Неутраченные аллюзии
Начиная с ноября 2013-го, раз в год, как с беззабастовочного конвейера, в магазины поступает очередной том «Истории российского государства». Тома все крупноформатные, прекрасно изданные, пухлые: начиная читать в старом году, завершаешь в новом, используя бой курантов как закладку.

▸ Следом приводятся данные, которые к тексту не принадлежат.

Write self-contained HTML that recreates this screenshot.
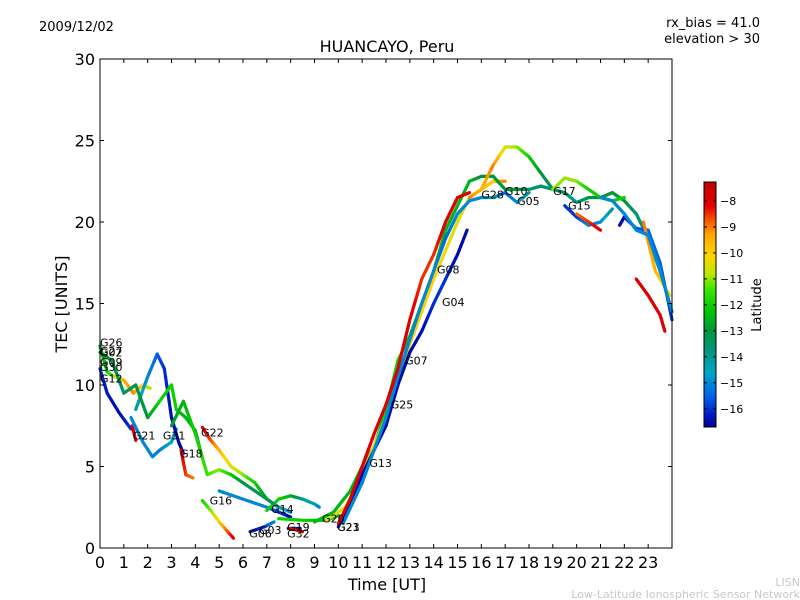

Тогда, в предкрымском 2013-м, писатель Акунин был впервые удостоен звания либераста из пятой колонны, и сразу по выходе книги на ней был опробован новый механизм публичной травли. Суть в том, что в интернет вбегала стая троллей с безбожно перевранными цитатами. Тролли ставили целью убедить, что «История» - русофобский пасквиль. Заинтригованные, следом в игру вступили все, кто умел читать, включая профессиональных историков. Историки с обидой находили, что на их поляну вторгся чужак: здесь пропустил, тут дал маху, - и досаду выплескивали в публичное поле. Акунин оказывался со всех сторон нехорош.
Страсти с тех пор улеглись, да и Акунин теперь живет не в России, а отсутствие реакции со стороны жертвы сильно расхолаживает собравшуюся на лобном месте толпу. И поскольку каждый том «Истории» построен по единой схеме (вот вам даты и события, а вот портреты правителей и причастных к власти, а вот замечания и обобщения), то и ощущения от «новых Акуниных» схожи.
К неожиданным огорчениям (или удивлениям, или, наоборот, достоинствам: я до сих пор не могу разобраться) следует отнести то, что Акунин в «Истории» оказался не слишком ярким портретистом. Портреты даже самых знаменитых сатрапов – Ивана Грозного, Петра – прописаны отнюдь не кистью Репина (или хотя бы Лансере). Это, скорее, карандашные зарисовки доктора: вот так выглядит пациент, а вот его ущемленная грыжа, а вот картина вскрытия. После чего Иваны и Петры перестают быть великанами: априорно навязанного величия в них уменьшается.
А самой большой радостью при чтении для меня являются нередко брошенные вскользь акунинские замечания и обобщения. Например, что все «птенцы гнезда Петрова» обладали «неуемной прожорливостью, хищными клювами и стальными когтями».
То же и с нынешним томом про эпоху женщин на троне. Все описания баталий, битв и войн – вообще все, что требует перечисления, как учебнике – и дано с интонацией учебника. В портретах императриц по-прежнему мало размаха – никакого сравнения, например, с той чувственной силой, с какой выписал вообще никакую (как нам в школе внушали) Анну Иоанновну петербургский историк Евгений Анисимов в томе ЖЗЛ. То же и с Елизаветой, и с Екатериной Великой: перед нами зарисовки патологоанатома. И невольно начинаешь думать, откуда у Екатерины титул «великой», если она не добилась ни одной из поставленных целей в радении на «благо народа и справедливости» – «гора родила мышь»... В общем, акунинские неотфотошопленные цари производят впечатление и сильное, и странное, заставляя особо чувствительных кричать о русофобии. Хотя историк Анисимов, думаю, не закричит: на него Акунин ссылается уважительно и чуть ли не постранично.
Ну, а наибольшую ценность шестого тома, на мой вкус, снова представляют концептуальные замечания и обобщения. Например, что если страна устроена как военная империя, то она будет воевать и расширяться, даже если правитель мечтает о вечном мире. И что монарх удерживает на троне, лишь покуда его причуды не мешают идеям империи. И что русской особенностью является существование двух полиций, из которых одна защищает граждан, а другая, тайная, – государство от граждан. И что особенность русской тайной полиции не в не эффективности работы (ни один из дворцовых переворотов XVIII века она не предотвратила), а в поддержании авторитета власти через нагнетание страха.
Одного этого хватит обвинить Акунина в навязываемых параллелях с сегодняшним днем. Но это как Бродского обвинять в том же самом из-за строчки "Если выпало в империи родиться, лучше жить в глухой провинции у моря".